-- Begin --

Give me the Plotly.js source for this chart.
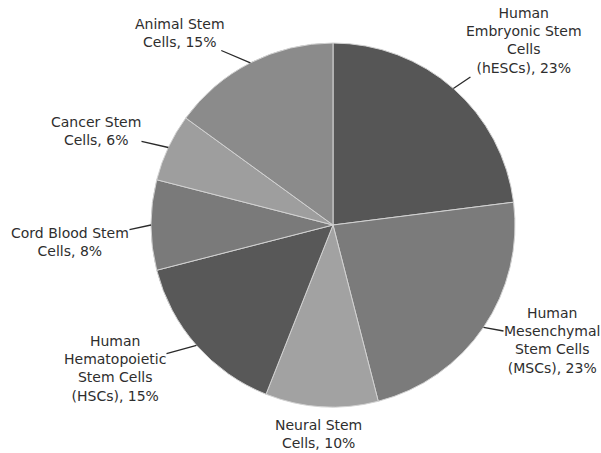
<!DOCTYPE html>
<html>
<head>
<meta charset="utf-8">
<script src="https://cdn.plot.ly/plotly-3.0.1.min.js"></script>
<style>html,body{margin:0;padding:0;background:#fff;}#chart{width:601px;height:453px;}</style>
</head>
<body>
<div id="chart"></div>
<script>
// ---- data ----
const categories = [
  'Human<br>Embryonic Stem<br>Cells<br>(hESCs)',
  'Human<br>Mesenchymal<br>Stem Cells<br>(MSCs)',
  'Neural Stem<br>Cells',
  'Human<br>Hematopoietic<br>Stem Cells<br>(HSCs)',
  'Cord Blood Stem<br>Cells',
  'Cancer Stem<br>Cells',
  'Animal Stem<br>Cells'
];
const values = [23, 23, 10, 15, 8, 6, 15];
const colors = ['#565656', '#7b7b7b', '#a2a2a2', '#585858', '#7a7a7a', '#9e9e9e', '#8b8b8b'];

// ---- layout config (pixels) ----
const W = 601, H = 453;
const CX = 333, CY = 225, R = 182;
// label text centres in pixels, and whether a leader line is drawn
const labelCentres = [[524, 41], [552, 340], [318, 434], [115, 368], [70, 242], [96, 131], [180, 33]];
const hasLeader = [true, true, false, true, true, true, true];

const total = values.reduce((a, b) => a + b, 0);
const annotations = [];
let cum = 0;
values.forEach((v, i) => {
  const mid = (cum + v / 2) / total * 2 * Math.PI; // clockwise from 12 o'clock
  cum += v;
  const tx = CX + R * Math.sin(mid);
  const ty = CY - R * Math.cos(mid);
  const text = categories[i] + ', ' + v + '%';
  const [lx, ly] = labelCentres[i];
  if (hasLeader[i]) {
    annotations.push({
      xref: 'paper', yref: 'paper', x: tx / W, y: 1 - ty / H,
      ax: lx - tx, ay: ly - ty, showarrow: true, arrowhead: 0, arrowwidth: 1.3,
      arrowcolor: '#2a2a2a', standoff: 0, startstandoff: 0,
      text: text, align: 'center', borderpad: 0,
      font: {family: 'DejaVu Sans, Verdana, sans-serif', size: 14, color: '#2e2e2e'}
    });
  } else {
    annotations.push({
      xref: 'paper', yref: 'paper', x: lx / W, y: 1 - ly / H,
      xanchor: 'center', yanchor: 'middle', showarrow: false,
      text: text, align: 'center', borderpad: 0,
      font: {family: 'DejaVu Sans, Verdana, sans-serif', size: 14, color: '#2e2e2e'}
    });
  }
});

const trace = {
  type: 'pie',
  labels: categories,
  values: values,
  sort: false,
  direction: 'clockwise',
  rotation: 0,
  textinfo: 'none',
  hoverinfo: 'label+percent',
  marker: {colors: colors, line: {color: '#d2d2d2', width: 1}},
  domain: {x: [(CX - R) / W, (CX + R) / W], y: [1 - (CY + R) / H, 1 - (CY - R) / H]}
};

const layout = {
  width: W, height: H,
  margin: {l: 0, r: 0, t: 0, b: 0},
  showlegend: false,
  paper_bgcolor: '#ffffff',
  annotations: annotations
};

Plotly.newPlot('chart', [trace], layout, {displayModeBar: false, staticPlot: true});
</script>
</body>
</html>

-- End --

TASK STATEMENT -
Copy out all the data exactly; skip the pictures.

ANSWER TO THIS EXERCISE -
Give me the Plotly.js source for this chart.
<!DOCTYPE html>
<html>
<head>
<meta charset="utf-8">
<script src="https://cdn.plot.ly/plotly-3.0.1.min.js"></script>
<style>html,body{margin:0;padding:0;background:#fff;}#chart{width:601px;height:453px;}</style>
</head>
<body>
<div id="chart"></div>
<script>
// ---- data ----
const categories = [
  'Human<br>Embryonic Stem<br>Cells<br>(hESCs)',
  'Human<br>Mesenchymal<br>Stem Cells<br>(MSCs)',
  'Neural Stem<br>Cells',
  'Human<br>Hematopoietic<br>Stem Cells<br>(HSCs)',
  'Cord Blood Stem<br>Cells',
  'Cancer Stem<br>Cells',
  'Animal Stem<br>Cells'
];
const values = [23, 23, 10, 15, 8, 6, 15];
const colors = ['#565656', '#7b7b7b', '#a2a2a2', '#585858', '#7a7a7a', '#9e9e9e', '#8b8b8b'];

// ---- layout config (pixels) ----
const W = 601, H = 453;
const CX = 333, CY = 225, R = 182;
// label text centres in pixels, and whether a leader line is drawn
const labelCentres = [[524, 41], [552, 340], [318, 434], [115, 368], [70, 242], [96, 131], [180, 33]];
const hasLeader = [true, true, false, true, true, true, true];

const total = values.reduce((a, b) => a + b, 0);
const annotations = [];
let cum = 0;
values.forEach((v, i) => {
  const mid = (cum + v / 2) / total * 2 * Math.PI; // clockwise from 12 o'clock
  cum += v;
  const tx = CX + R * Math.sin(mid);
  const ty = CY - R * Math.cos(mid);
  const text = categories[i] + ', ' + v + '%';
  const [lx, ly] = labelCentres[i];
  if (hasLeader[i]) {
    annotations.push({
      xref: 'paper', yref: 'paper', x: tx / W, y: 1 - ty / H,
      ax: lx - tx, ay: ly - ty, showarrow: true, arrowhead: 0, arrowwidth: 1.3,
      arrowcolor: '#2a2a2a', standoff: 0, startstandoff: 0,
      text: text, align: 'center', borderpad: 0,
      font: {family: 'DejaVu Sans, Verdana, sans-serif', size: 14, color: '#2e2e2e'}
    });
  } else {
    annotations.push({
      xref: 'paper', yref: 'paper', x: lx / W, y: 1 - ly / H,
      xanchor: 'center', yanchor: 'middle', showarrow: false,
      text: text, align: 'center', borderpad: 0,
      font: {family: 'DejaVu Sans, Verdana, sans-serif', size: 14, color: '#2e2e2e'}
    });
  }
});

const trace = {
  type: 'pie',
  labels: categories,
  values: values,
  sort: false,
  direction: 'clockwise',
  rotation: 0,
  textinfo: 'none',
  hoverinfo: 'label+percent',
  marker: {colors: colors, line: {color: '#d2d2d2', width: 1}},
  domain: {x: [(CX - R) / W, (CX + R) / W], y: [1 - (CY + R) / H, 1 - (CY - R) / H]}
};

const layout = {
  width: W, height: H,
  margin: {l: 0, r: 0, t: 0, b: 0},
  showlegend: false,
  paper_bgcolor: '#ffffff',
  annotations: annotations
};

Plotly.newPlot('chart', [trace], layout, {displayModeBar: false, staticPlot: true});
</script>
</body>
</html>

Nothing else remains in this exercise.